§ **Job**
Only lines holding the word "this" should be copied from the material.

§ **Data for the task**
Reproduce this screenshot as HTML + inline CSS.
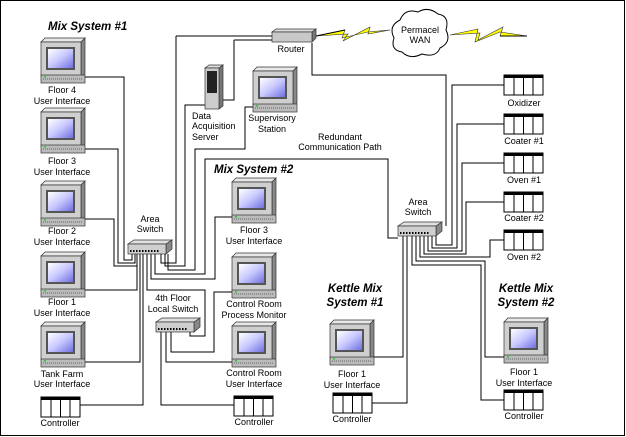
<!DOCTYPE html>
<html><head><meta charset="utf-8"><style>
body{margin:0;background:#fff}
svg{display:block}
text{font-family:"Liberation Sans",sans-serif;font-size:9px;fill:#000}
.t{font-size:11.5px;font-style:italic;font-weight:bold}
</style></head><body>
<svg width="626" height="437" viewBox="0 0 626 437">
<defs>
<linearGradient id="scr" x1="0" y1="0" x2="1" y2="1"><stop offset="0" stop-color="#ffffff"/><stop offset="0.5" stop-color="#c8c8ff"/><stop offset="1" stop-color="#7070e0"/></linearGradient>
<g id="pc">
<polygon points="0,4 4,0 44,0 40,4" fill="#e8e8e8" stroke="#333" stroke-width="0.7"/>
<polygon points="40,4 44,0 44,36 40,40" fill="#888" stroke="#333" stroke-width="0.7"/>
<rect x="0" y="4" width="40" height="34" fill="#cfcfcf" stroke="#333" stroke-width="0.7"/>
<rect x="5" y="9" width="29" height="23" fill="#555"/>
<rect x="7" y="11" width="25" height="19" fill="url(#scr)"/>
<rect x="0" y="37" width="44" height="8" fill="#bbb" stroke="#333" stroke-width="0.7"/>
<line x1="2" y1="41" x2="42" y2="41" stroke="#666" stroke-dasharray="1,1"/>
<rect x="3" y="38" width="2" height="1.5" fill="#2c2"/>
</g>
<g id="plc">
<rect x="0" y="0" width="39" height="20" fill="#fff" stroke="#000"/>
<rect x="0" y="0" width="39" height="3" fill="#000"/>
<line x1="10" y1="0" x2="10" y2="20" stroke="#000"/><line x1="19.5" y1="0" x2="19.5" y2="20" stroke="#000"/><line x1="29" y1="0" x2="29" y2="20" stroke="#000"/>
</g>
<g id="sw">
<polygon points="0,4 6,0 44,0 38,4" fill="#e0e0e0" stroke="#333" stroke-width="0.7"/>
<polygon points="38,4 44,0 44,9 38,14" fill="#888" stroke="#333" stroke-width="0.7"/>
<rect x="0" y="4" width="38" height="10" fill="#cfcfcf" stroke="#333" stroke-width="0.7"/>
<line x1="2" y1="11" x2="32" y2="11" stroke="#000" stroke-width="2" stroke-dasharray="1.5,1.5"/>
</g>
</defs>
<rect x="0.5" y="0.5" width="624" height="435" fill="#fff" stroke="#000"/>
<g fill="none" stroke="#000" stroke-width="1">
<polyline points="85,77 124,77 124,260 132,260 132,254"/>
<polyline points="85,149 118,149 118,263 135,263 135,254"/>
<polyline points="85,219 114,219 114,266 137,266 137,254"/>
<polyline points="85,290 137,290 137,254"/>
<polyline points="85,362 140,362 140,254"/>
<polyline points="80,405 143,405 143,254"/>
<polyline points="176,36 272,36"/>
<polyline points="161,254 161,263 176,263 176,36"/>
<polyline points="165,254 165,266 185,266 185,105 205,105"/>
<polyline points="234,40 234,100 223,100"/>
<polyline points="234,40 275,40"/>
<polyline points="168,254 168,270 195,270 195,149 245,149 245,107 253,107"/>
<polyline points="155,254 155,274 205,274 205,159 388,159 388,238 398,238"/>
<polyline points="151,254 151,279 215,279 215,217 232,217"/>
<polyline points="147,254 147,290 205,290 205,336 190,336 190,331"/>
<polyline points="171,331 171,352 214,352 214,292 232,292"/>
<polyline points="166,331 166,362 232,362"/>
<polyline points="161,331 161,405 234,405"/>
<polyline points="312,43 312,75 446,75 446,226"/>
<polyline points="436,236 436,245 452,245 452,85 504,85"/>
<polyline points="432,236 432,248 457,248 457,124 504,124"/>
<polyline points="428,236 428,251 462,251 462,163 504,163"/>
<polyline points="424,236 424,254 466,254 466,202 504,202"/>
<polyline points="420,236 420,257 490,257 490,240 504,240"/>
<polyline points="416,236 416,261 485,261 485,357 504,357"/>
<polyline points="412,236 412,265 481,265 481,400 504,400"/>
<polyline points="407,236 407,403 372,403"/>
<polyline points="403,236 403,357 374,357"/>
</g>
<use href="#pc" x="41" y="38"/><use href="#pc" x="41" y="108"/><use href="#pc" x="41" y="181"/><use href="#pc" x="41" y="252"/><use href="#pc" x="41" y="322"/>
<use href="#plc" x="41" y="397"/>
<use href="#pc" x="253" y="67"/>
<use href="#pc" x="232" y="178"/><use href="#pc" x="232" y="253"/><use href="#pc" x="232" y="322"/>
<use href="#plc" x="234" y="396"/>
<use href="#pc" x="330" y="320"/><use href="#plc" x="333" y="393"/>
<use href="#pc" x="504" y="318"/><use href="#plc" x="504" y="390"/>
<use href="#plc" x="504" y="75"/><use href="#plc" x="504" y="114"/><use href="#plc" x="504" y="153"/><use href="#plc" x="504" y="192"/><use href="#plc" x="504" y="230"/>
<use href="#sw" x="128" y="240"/><use href="#sw" x="156" y="318"/><use href="#sw" x="398" y="222"/>
<polygon points="205,68 209,65 223,65 219,68" fill="#ddd" stroke="#333" stroke-width="0.7"/>
<polygon points="219,68 223,65 223,106 219,109" fill="#777" stroke="#333" stroke-width="0.7"/>
<rect x="205" y="68" width="14" height="41" fill="#ccc" stroke="#333" stroke-width="0.7"/>
<rect x="207" y="71" width="10" height="22" fill="#222"/>
<polygon points="272,32 276,29 316,29 312,32" fill="#ddd" stroke="#333" stroke-width="0.7"/>
<polygon points="312,32 316,29 316,38 312,42" fill="#777" stroke="#333" stroke-width="0.7"/>
<rect x="272" y="32" width="40" height="10" fill="#c8c8c8" stroke="#333" stroke-width="0.7"/>
<polygon points="316,36 345,30 342,38 368,32 390,30 368,34 370,27 343,41 348,34" fill="#ff0" stroke="#333" stroke-width="0.6"/>
<polyline points="316,36 345,30" stroke="#000" fill="none"/>
<polygon points="450,35 478,29 475,42 500,32 527,36 500,36 503,27 478,40 480,33" fill="#ff0" stroke="#333" stroke-width="0.6"/>
<polyline points="500,36 527,36" stroke="#000" fill="none"/>
<path d="M400,20 Q405,8 418,12 Q428,6 438,14 Q450,16 446,30 Q452,42 440,48 Q436,58 422,54 Q410,60 402,52 Q390,50 394,38 Q388,26 400,20 Z" fill="#fff" stroke="#000"/>
<g text-anchor="middle">
<text x="420" y="33">Permacel</text><text x="420" y="43">WAN</text>
<text x="291" y="52">Router</text>
<text x="272" y="121">Supervisory</text><text x="272" y="132">Station</text>
<text x="340" y="140">Redundant</text><text x="340" y="150">Communication Path</text>
<text x="62" y="93">Floor 4</text><text x="62" y="104">User Interface</text>
<text x="62" y="164">Floor 3</text><text x="62" y="175">User Interface</text>
<text x="62" y="234">Floor 2</text><text x="62" y="245">User Interface</text>
<text x="62" y="305">Floor 1</text><text x="62" y="316">User Interface</text>
<text x="62" y="377">Tank Farm</text><text x="62" y="387">User Interface</text>
<text x="60" y="426">Controller</text>
<text x="150" y="222">Area</text><text x="150" y="232">Switch</text>
<text x="173" y="301">4th Floor</text><text x="173" y="312">Local Switch</text>
<text x="254" y="233">Floor 3</text><text x="254" y="244">User Interface</text>
<text x="254" y="307">Control Room</text><text x="254" y="318">Process Monitor</text>
<text x="254" y="376">Control Room</text><text x="254" y="387">User Interface</text>
<text x="254" y="425">Controller</text>
<text x="418" y="205">Area</text><text x="418" y="215">Switch</text>
<text x="524" y="106">Oxidizer</text><text x="524" y="144">Coater #1</text><text x="524" y="183">Oven #1</text><text x="524" y="221">Coater #2</text><text x="524" y="260">Oven #2</text>
<text x="352" y="377">Floor 1</text><text x="352" y="388">User Interface</text>
<text x="352" y="422">Controller</text>
<text x="524" y="375">Floor 1</text><text x="524" y="386">User Interface</text>
<text x="524" y="419">Controller</text>
<text class="t" x="355" y="292">Kettle Mix</text><text class="t" x="355" y="306">System #1</text>
<text class="t" x="526" y="292">Kettle Mix</text><text class="t" x="526" y="306">System #2</text>
</g>
<text x="192" y="119">Data</text><text x="192" y="129">Acquisition</text><text x="192" y="140">Server</text>
<text class="t" x="48" y="30">Mix System #1</text>
<text class="t" x="214" y="173">Mix System #2</text>
</svg>
</body></html>
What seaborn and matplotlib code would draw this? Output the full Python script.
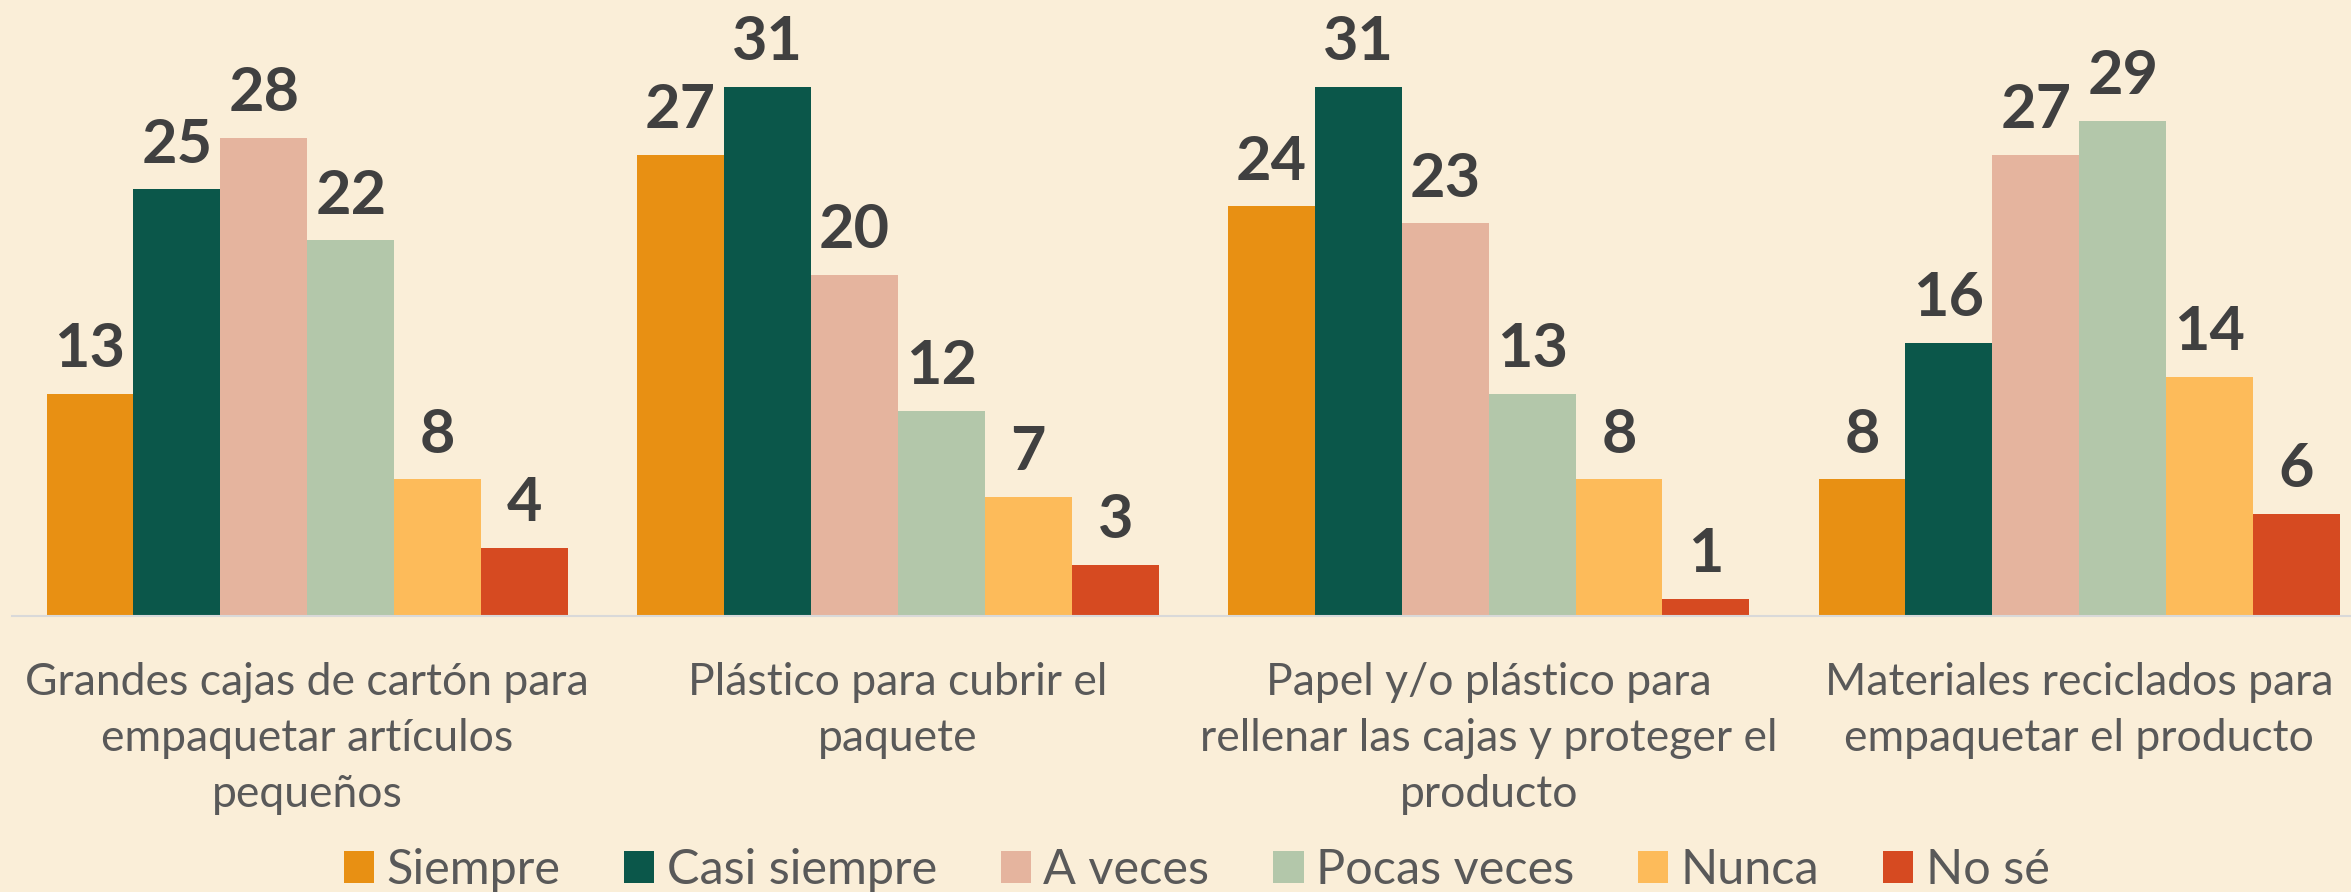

§ **Task result**
Reproduce this screenshot as HTML + inline CSS.
What seaborn and matplotlib code would draw this? Output the full Python script.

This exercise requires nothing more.